**GIVEN DATA**

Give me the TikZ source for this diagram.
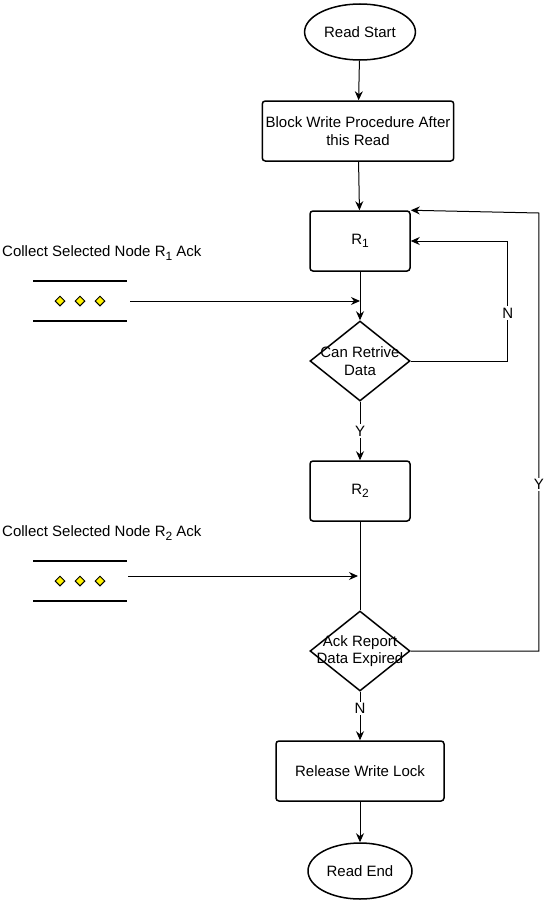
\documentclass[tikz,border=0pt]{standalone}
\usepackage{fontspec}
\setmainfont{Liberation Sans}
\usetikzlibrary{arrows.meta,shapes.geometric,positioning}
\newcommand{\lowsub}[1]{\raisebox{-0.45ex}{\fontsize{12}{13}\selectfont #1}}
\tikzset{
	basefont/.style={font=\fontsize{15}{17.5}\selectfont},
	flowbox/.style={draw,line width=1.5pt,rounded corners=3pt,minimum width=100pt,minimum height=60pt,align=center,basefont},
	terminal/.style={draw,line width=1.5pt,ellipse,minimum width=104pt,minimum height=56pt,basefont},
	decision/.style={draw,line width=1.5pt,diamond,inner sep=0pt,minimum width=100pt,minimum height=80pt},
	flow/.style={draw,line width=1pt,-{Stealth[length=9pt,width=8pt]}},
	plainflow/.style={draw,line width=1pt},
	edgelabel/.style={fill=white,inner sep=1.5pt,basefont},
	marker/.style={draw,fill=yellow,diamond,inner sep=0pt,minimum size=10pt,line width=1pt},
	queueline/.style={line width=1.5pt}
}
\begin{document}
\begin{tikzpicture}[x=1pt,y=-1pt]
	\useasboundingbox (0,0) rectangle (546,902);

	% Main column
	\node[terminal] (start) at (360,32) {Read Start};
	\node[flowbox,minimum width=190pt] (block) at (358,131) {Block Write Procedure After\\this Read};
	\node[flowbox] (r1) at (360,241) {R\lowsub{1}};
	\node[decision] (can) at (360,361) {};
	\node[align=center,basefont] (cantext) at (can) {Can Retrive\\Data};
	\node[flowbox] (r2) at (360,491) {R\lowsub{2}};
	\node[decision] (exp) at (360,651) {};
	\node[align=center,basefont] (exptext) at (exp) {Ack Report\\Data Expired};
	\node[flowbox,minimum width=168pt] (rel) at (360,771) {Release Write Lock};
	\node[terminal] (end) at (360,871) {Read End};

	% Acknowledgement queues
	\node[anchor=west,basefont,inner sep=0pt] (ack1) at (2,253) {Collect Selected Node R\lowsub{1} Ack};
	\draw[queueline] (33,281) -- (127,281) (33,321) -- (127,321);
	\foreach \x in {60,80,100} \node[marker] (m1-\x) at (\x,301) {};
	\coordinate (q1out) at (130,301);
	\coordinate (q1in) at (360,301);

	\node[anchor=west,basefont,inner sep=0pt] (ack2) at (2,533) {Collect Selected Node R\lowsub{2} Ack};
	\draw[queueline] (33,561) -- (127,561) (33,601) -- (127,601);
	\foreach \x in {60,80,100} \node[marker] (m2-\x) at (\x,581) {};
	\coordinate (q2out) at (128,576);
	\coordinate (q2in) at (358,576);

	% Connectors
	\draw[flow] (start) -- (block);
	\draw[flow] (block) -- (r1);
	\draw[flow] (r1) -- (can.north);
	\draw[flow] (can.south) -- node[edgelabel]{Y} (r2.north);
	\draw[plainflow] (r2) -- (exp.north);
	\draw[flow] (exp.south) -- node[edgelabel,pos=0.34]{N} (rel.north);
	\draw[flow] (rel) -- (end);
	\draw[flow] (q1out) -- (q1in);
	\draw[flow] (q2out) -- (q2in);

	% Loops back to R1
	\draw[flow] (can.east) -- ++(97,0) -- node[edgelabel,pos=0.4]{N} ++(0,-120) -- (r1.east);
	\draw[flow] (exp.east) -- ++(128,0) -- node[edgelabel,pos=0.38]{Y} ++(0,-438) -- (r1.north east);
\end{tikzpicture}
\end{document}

**GIVEN EXERCISE**
Each line above is to be copied verbatim. Drop any image from the copy.

**ANSWER FOR THIS EXERCISE**
Give me the TikZ source for this diagram.
\documentclass[tikz,border=0pt]{standalone}
\usepackage{fontspec}
\setmainfont{Liberation Sans}
\usetikzlibrary{arrows.meta,shapes.geometric,positioning}
\newcommand{\lowsub}[1]{\raisebox{-0.45ex}{\fontsize{12}{13}\selectfont #1}}
\tikzset{
	basefont/.style={font=\fontsize{15}{17.5}\selectfont},
	flowbox/.style={draw,line width=1.5pt,rounded corners=3pt,minimum width=100pt,minimum height=60pt,align=center,basefont},
	terminal/.style={draw,line width=1.5pt,ellipse,minimum width=104pt,minimum height=56pt,basefont},
	decision/.style={draw,line width=1.5pt,diamond,inner sep=0pt,minimum width=100pt,minimum height=80pt},
	flow/.style={draw,line width=1pt,-{Stealth[length=9pt,width=8pt]}},
	plainflow/.style={draw,line width=1pt},
	edgelabel/.style={fill=white,inner sep=1.5pt,basefont},
	marker/.style={draw,fill=yellow,diamond,inner sep=0pt,minimum size=10pt,line width=1pt},
	queueline/.style={line width=1.5pt}
}
\begin{document}
\begin{tikzpicture}[x=1pt,y=-1pt]
	\useasboundingbox (0,0) rectangle (546,902);

	% Main column
	\node[terminal] (start) at (360,32) {Read Start};
	\node[flowbox,minimum width=190pt] (block) at (358,131) {Block Write Procedure After\\this Read};
	\node[flowbox] (r1) at (360,241) {R\lowsub{1}};
	\node[decision] (can) at (360,361) {};
	\node[align=center,basefont] (cantext) at (can) {Can Retrive\\Data};
	\node[flowbox] (r2) at (360,491) {R\lowsub{2}};
	\node[decision] (exp) at (360,651) {};
	\node[align=center,basefont] (exptext) at (exp) {Ack Report\\Data Expired};
	\node[flowbox,minimum width=168pt] (rel) at (360,771) {Release Write Lock};
	\node[terminal] (end) at (360,871) {Read End};

	% Acknowledgement queues
	\node[anchor=west,basefont,inner sep=0pt] (ack1) at (2,253) {Collect Selected Node R\lowsub{1} Ack};
	\draw[queueline] (33,281) -- (127,281) (33,321) -- (127,321);
	\foreach \x in {60,80,100} \node[marker] (m1-\x) at (\x,301) {};
	\coordinate (q1out) at (130,301);
	\coordinate (q1in) at (360,301);

	\node[anchor=west,basefont,inner sep=0pt] (ack2) at (2,533) {Collect Selected Node R\lowsub{2} Ack};
	\draw[queueline] (33,561) -- (127,561) (33,601) -- (127,601);
	\foreach \x in {60,80,100} \node[marker] (m2-\x) at (\x,581) {};
	\coordinate (q2out) at (128,576);
	\coordinate (q2in) at (358,576);

	% Connectors
	\draw[flow] (start) -- (block);
	\draw[flow] (block) -- (r1);
	\draw[flow] (r1) -- (can.north);
	\draw[flow] (can.south) -- node[edgelabel]{Y} (r2.north);
	\draw[plainflow] (r2) -- (exp.north);
	\draw[flow] (exp.south) -- node[edgelabel,pos=0.34]{N} (rel.north);
	\draw[flow] (rel) -- (end);
	\draw[flow] (q1out) -- (q1in);
	\draw[flow] (q2out) -- (q2in);

	% Loops back to R1
	\draw[flow] (can.east) -- ++(97,0) -- node[edgelabel,pos=0.4]{N} ++(0,-120) -- (r1.east);
	\draw[flow] (exp.east) -- ++(128,0) -- node[edgelabel,pos=0.38]{Y} ++(0,-438) -- (r1.north east);
\end{tikzpicture}
\end{document}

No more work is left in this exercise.